業務用食器、調理道具・設備を販売しているローヤル物産(東京都港区、代表取締役 辻武博氏)が、一般も購入可能となる料理のプロが認めるキッチンツール・テーブルウェア専門店「THE HARVEST KITCHEN GENERAL STORE(ザ ハーベスト キッチン ジェネラル ストア)」を恵比寿に2014年10月15日オープンした。「ニューヨークには『フィッシュズエディ』『バワリーキッチンサプライ』、パリには『ア・シモン』や『モラ』など、ローマでは『グスト』と、世界各地には、料理のプロも認め、一般のお客様もワクワク・ドキドキするようなキッチンツール・テーブルウェア専門店が点在しています。そんな各地を旅するうちに、いつかは自分も“こだわりのセレクトショップ”をオープンさせたいと思っていました。今後20年先を考えたときに、IKEAやASKULなどの他業他社の登場によって、安い物が気軽に買えるようになり、僕らのような“御用聞き”の商売は成り立たなくなっていくと思います。

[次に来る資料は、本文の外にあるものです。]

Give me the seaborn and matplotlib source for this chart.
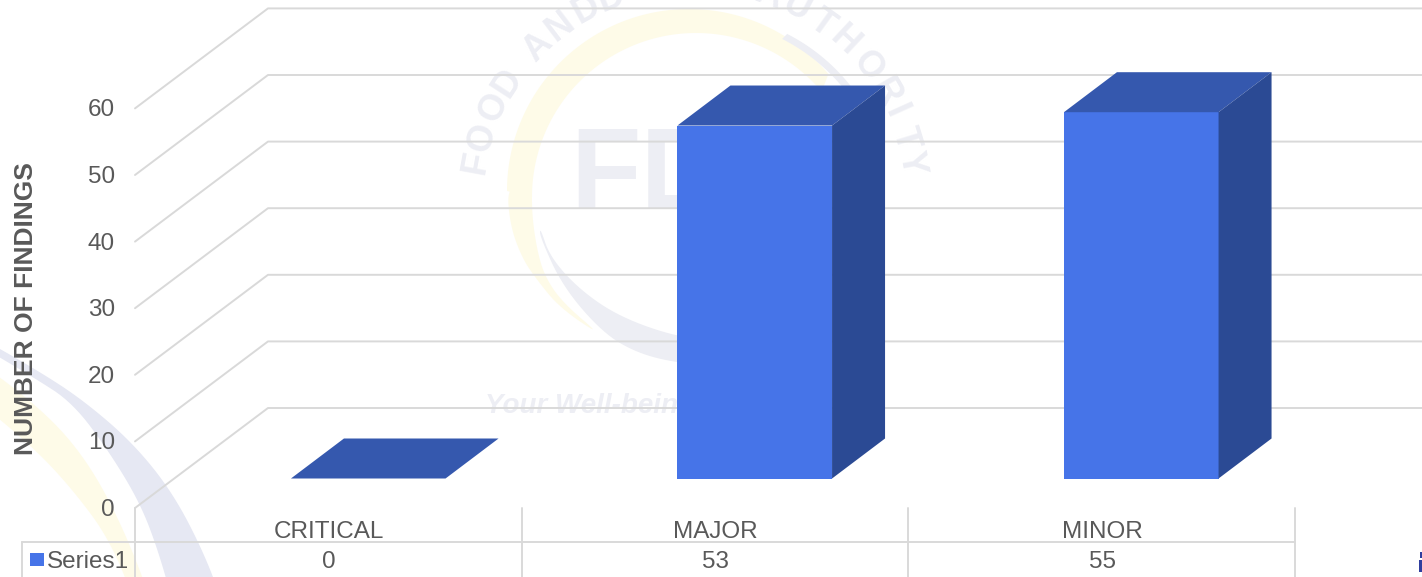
import numpy as np
import pandas as pd
import seaborn as sns
import matplotlib.pyplot as plt
from matplotlib.patches import Polygon, Rectangle

categories = ['CRITICAL', 'MAJOR', 'MINOR']
findings = [0, 53, 55]
y_ticks = [0, 10, 20, 30, 40, 50, 60]
series_name = 'Series1'
y_title = 'NUMBER OF FINDINGS'

FRONT = '#4674E8'
TOP = '#3558AE'
SIDE = '#2B4A94'
GRID = '#D9D9D9'
TEXT = '#595959'
LAVENDER = '#E6E8F3'
YELLOW = '#FEFBE8'
MARK = '#EDEEF4'

W, H = 1422, 577
PX_PER_UNIT = 6.66
CAT_W = 386.5

sns.set_theme(style='white')
plt.rcParams['font.family'] = ['Liberation Sans', 'DejaVu Sans']

fig = plt.figure(figsize=(W / 100, H / 100), dpi=100)

# background axes is in plain pixels, for the wall, table and watermark
bg = fig.add_axes([0, 0, 1, 1])
bg.set_xlim(0, W)
bg.set_ylim(H, 0)
bg.axis('off')


def arc(cx, cy, r, a1, a2):
    t = np.radians(np.linspace(a1, a2, 120))
    return np.column_stack([cx + r * np.cos(t), cy + r * np.sin(t)])


def blob(pts, color, rounds=3):
    # corner cutting so the hand-read outlines come out curved
    pts = np.asarray(pts, dtype=float)
    for _ in range(rounds):
        nxt = np.roll(pts, -1, axis=0)
        pts = np.column_stack([0.75 * pts + 0.25 * nxt, 0.25 * pts + 0.75 * nxt]).reshape(-1, 2)
    bg.add_patch(Polygon(pts, closed=True, color=color, lw=0, zorder=1))


# watermark: logo ring and swooshes
blob(np.vstack([arc(689, 191, 182, 180, 320), arc(696, 197, 164, 180, 320)[::-1]]), YELLOW, rounds=0)
blob([(507, 185), (510, 225), (522, 258), (537, 280), (560, 308), (603, 337),
      (563, 303), (545, 277), (537, 250), (532, 215), (532, 185)], YELLOW)
blob([(540, 227), (550, 257), (580, 290), (620, 317), (677, 337), (720, 340),
      (720, 365), (677, 363), (637, 353), (603, 333), (563, 287), (540, 237)], MARK)
blob(np.vstack([arc(700, 205, 192, -63, -25), arc(695, 210, 192, -63, -25)[::-1]]), MARK, rounds=0)
blob([(-30, 332), (37, 370), (83, 400), (133, 443), (173, 493), (205, 555), (225, 610),
      (175, 610), (158, 550), (140, 503), (110, 453), (73, 403), (33, 377), (-30, 340)], LAVENDER)
blob([(-30, 355), (43, 410), (87, 460), (123, 527), (155, 610),
      (138, 610), (110, 540), (73, 490), (33, 447), (-30, 395)], YELLOW)
bg.add_patch(Rectangle((1419, 560), 3, 12, color='#2F3E9E', lw=0, zorder=1))
bg.add_patch(Rectangle((1420, 552), 2, 6, color='#2F3E9E', lw=0, zorder=1))

seal_letters = list('FOODANDDAUTHORITY')
seal_angles = [190.5, 197.3, 205.6, 213, 225, 232.8, 241, 248, 290,
               298, 305.7, 313, 321.9, 330, 335.7, 343, 349.5]
for letter, ang in zip(seal_letters, seal_angles):
    t = np.radians(ang)
    bg.text(693.5 + 221 * np.cos(t), 203 + 221 * np.sin(t), letter, color=MARK, fontsize=26,
            fontweight='bold', ha='center', va='center', rotation=-(ang - 270), zorder=1)
bg.text(570, 208, 'FDA', color=MARK, fontsize=83, fontweight='bold', ha='left', va='baseline', zorder=1)
bg.text(485, 406, 'Your Well-being, Our Priority', color=MARK, fontsize=20, fontweight='bold',
        style='italic', ha='left', va='center', zorder=1)

# 3d wall
x0, y0 = 135, 508
dx, dy = 133, 100
for v in y_ticks:
    y = y0 - v * PX_PER_UNIT
    bg.plot([x0, x0 + dx, W], [y, y - dy, y - dy], color=GRID, lw=1.4, zorder=2)
    bg.text(x0 - 20, y + 2, str(v), color=TEXT, fontsize=17.5, ha='right', va='center', zorder=5)

bg.text(26, 309, y_title, color=TEXT, fontsize=19, fontweight='bold', rotation=90,
        ha='center', va='center', zorder=5)

# data table under the chart
table_y = 542
edges = [x0 + CAT_W * i for i in range(len(categories) + 1)]
bg.plot([22, edges[-1]], [table_y, table_y], color=GRID, lw=1.4, zorder=2)
bg.plot([22, 22], [table_y, H], color=GRID, lw=1.4, zorder=2)
for e in edges:
    bg.plot([e, e], [y0, H], color=GRID, lw=1.4, zorder=2)
for i, (cat, val) in enumerate(zip(categories, findings)):
    xc = x0 + CAT_W * (i + 0.5) + 1
    bg.text(xc, 532, cat, color=TEXT, fontsize=17.5, ha='center', va='center', zorder=5)
    bg.text(xc, 562, str(val), color=TEXT, fontsize=17.5, ha='center', va='center', zorder=5)
bg.add_patch(Rectangle((30, 553), 14, 13, color=FRONT, lw=0, zorder=5))
bg.text(47, 562, series_name, color=TEXT, fontsize=17.5, ha='left', va='center', zorder=5)

# bars live on their own transparent axes, same size as the figure
ax = fig.add_axes([0, 0, 1, 1])
ax.patch.set_alpha(0)
df = pd.DataFrame({'category': categories, 'findings': findings})
sns.barplot(data=df, x='category', y='findings', color=FRONT, saturation=1, width=0.4,
            linewidth=0, ax=ax, zorder=3)
first_x = x0 + CAT_W / 2 + 40
floor_y = 478.5
ax.set_xlim(-first_x / CAT_W, (W - first_x) / CAT_W)
ax.set_ylim((floor_y - H) / PX_PER_UNIT, floor_y / PX_PER_UNIT)
ax.axis('off')

depth_x = 53 / CAT_W
depth_y = 40 / PX_PER_UNIT
for bar in list(ax.patches):
    l, w, h = bar.get_x(), bar.get_width(), bar.get_height()
    r = l + w
    ax.add_patch(Polygon([(l, h), (r, h), (r + depth_x, h + depth_y), (l + depth_x, h + depth_y)],
                         closed=True, color=TOP, lw=0, zorder=4))
    ax.add_patch(Polygon([(r, 0), (r + depth_x, depth_y), (r + depth_x, h + depth_y), (r, h)],
                         closed=True, color=SIDE, lw=0, zorder=4))

fig.savefig('out.png', dpi=100)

BtoBだけに捕われることなく、BtoCにも発信できる橋渡し的な役でありたいと思いを馳せる中で、今回、ADエモーションのフミさん(中村文裕氏)から背中を押してもらうかのように声をかけてもらいました」と出店経緯を代表の辻氏は話す。
コンセプトは、一軒の家。入り口からメインの売り場はリビング。その奥には、書斎をイメージしたこだわりの逸品がディスプレイされる「HARVEST ROOM」。横にはデッキフロアもあり、外には芝生の生い茂った庭もある。そして、店内の右奥の帆布のカーテンを開けるとキッチンと称される大きなカウンターのみの小さなレストラン「Farm To Table Y(ファーム トゥ テーブル ワイ)」(運営:ADエモーション、代表取締役 中村文裕氏)が併設されている。もちろん、厨房やテーブルセッティングには店内で販売するキッチンツールやテーブルウェアが用いられている。「単なるショールームにはしたくありませんでした。発信力のあるワクワク・ドキドキするようなストーリーのあることをしたかったのです」と辻氏。レストランは料理とワインを楽しみながら、実際に商品に触れて、その魅力を実感する場でもあるのだ。
店内にディスプレイされる世界中からセレクトした商品は、「男性目線」で選ばれるような、インダストリーな男性的商品が多い。例えば、アメリカの「LODGE(ロッジ)」やドイツの「M.HELMENS DORFER(ヘルメンズドルファ)」の“アイアンウェア”や日本が誇るアルミ鍋ブランド「中尾アルミ」の4mmもの極厚のアルミ材で作られた“ハムエッグパン”など、 手に取ってみると、“ストーリー”が浮かんでくるような商品ばかりだ。
「料理に欠くことができない、食材を収穫し、調理し、器をコーディネートして、食卓が存在するというストーリーを店前で表現したかったので、『収穫= HARVEST』に。そして、もう一つ、アメリカのロックスター、ニール・ヤングの70年代を代表する名盤『HARVEST』からインスパイアさせてもらい、その武骨な容姿と独特の音楽性と歌詞のセンスと同じように、そんな独特なセンスある武骨な商品を紹介したいという想いを表現してみました」と店名の由来を教えてくれた辻氏。今後は、店舗敷地内にテラスガーデンも設置し、子供からプロのシェフまで楽しめるワークショップを企画していくという。さらに、シェフやソムリエが農園やワイナリーに造り手を訪ねるように、器や焼き物の造り手を訪ねに行くこともすでにアテンドしている。同店は他に類を見ない、同社が長年培ってきた強みを活かした“サンプルショップ”ではなく、辻氏の審美眼が光るキッチンツール・テーブルウェアに特化した“ライフスタイルショップ”。同氏の新たな挑戦のようでいて、ずっと変わらない熱い想いのかたちなのだ。